February 17, 2018

Small motor controller with integrated position sensor

A while ago I added the hall effect encoder IC I've been using directly to the motor controller PCB.  The controller sits directly on the back of the motor (with a magnet added to the motor shaft), and the phase wires solder straight in.  I also have a pair of board-mounted XT30 connectors on the DC bus for easy daisy-chaining.  Otherwise, the board is basically identical to the previous version of this controller.  I've now built over a dozen of these, and have had no problems.

I plan on doing another revision of this controller using the new replacement to the DRV8301/2, the DRV8323, which Austin has played around with already.  That should let me shrink the controller even more.  I also plan on designing some general-purpose mounting brackets that fit a wide variety of hobby motors, to make it really easy to strap these controllers on the back of basically any small motor.  In a similar vein, I've also mostly written an auto-tuner for automatically measuring motor parameters for tuning the current loops.  I've verified that the measurement works, but haven't integrated it with the rest of my motor control code yet. 

Once I get those things done, it should be super easy for me to throw all the small motors I have onto the motor dyno and fill out the motor database quite a bit.

For testing and easy dyno-ing I machined some mounts for attaching the controller on the back of my T-Motor U8's and U8 knock-offs.  This isn't the intended use of this controller, but I'll get into that in a later post.

Parallel XT-30's for power, and parallel SPOX for the CAN bus.
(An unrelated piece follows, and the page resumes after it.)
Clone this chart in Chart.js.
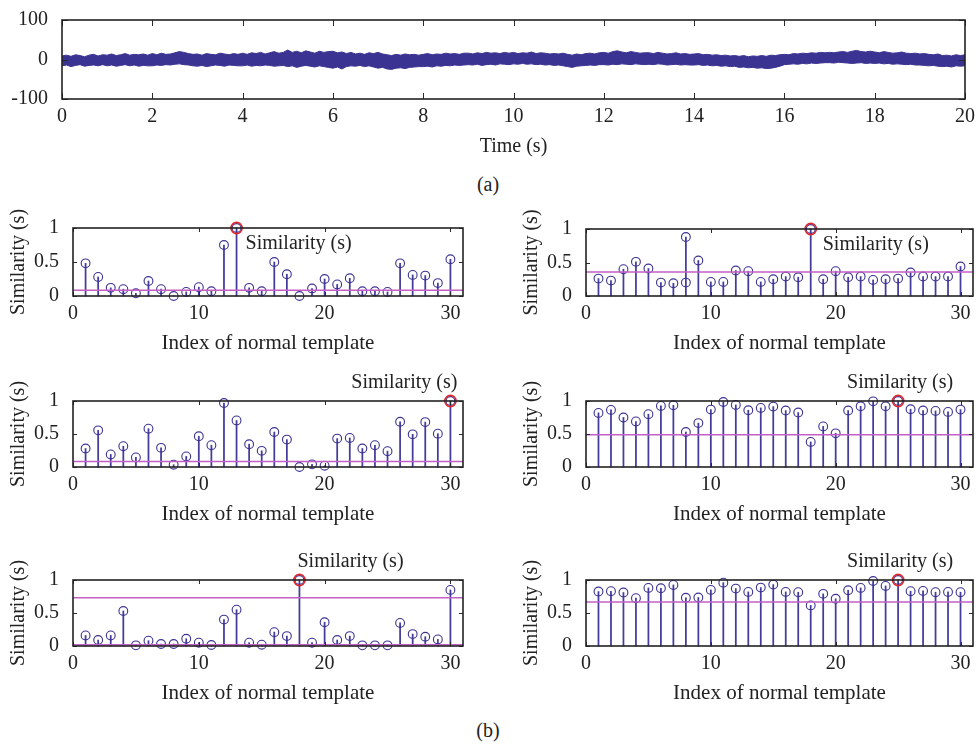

Same old serial and programming connectors up top:

The whole reason for the linearization step in my autocalibration procedure was because I misplaced the encoder IC in my first revision of these boards, so the encoder sat .5mm off-axis.  So rather than waiting on the board revision to get things up and running, I fixed the problem in software.  The version of the controller here is fixed though.

Here are the eagle files and gerbers for the boards if you're interested, although I'll hopefully get to the DRV8323 version soon, making these obsolete.
4-layer (2 extra layers on the power planes are way cheaper than 4-oz boards.  Helpful for daisy chaining)


  1. I'm assuming those are for the "hobbyking cheetah"? Having a very similar project going on, very curious to see your results! Also, have you check out halfbridge modules like CSD88599Q5DC that came with DRV8323 eval board? Might save you more space.

    1. That is indeed the purpose.

      I have looked at those half bridges, and even started laying out a board with them. They're significantly more expensive than a discrete bridge of similar performance though.

  2. I really appreciate these posts! Keep up the amazing work. I'm building similar robots with stanford robotics club and your hobbyking cheetah has been much inspiration. Thanks! (http://nathankau.com/Stanford-Robotics-Club)

  3. great work here!
    are you posting your code, as well?

    1. https://os.mbed.com/users/benkatz/code/Hobbyking_Cheetah_Compact/

  4. Simply amazing work, I am seriously trying to fund a project here at Sussex University to replicate this incredible open field motor control design work, this is quite simply the future of legged walking robotic design, keep it up guys I am reading every post in detail and preparing resources for build (we will start with the super mini & jumping leg designs).

  5. Where do you send to manufacture the PCBs?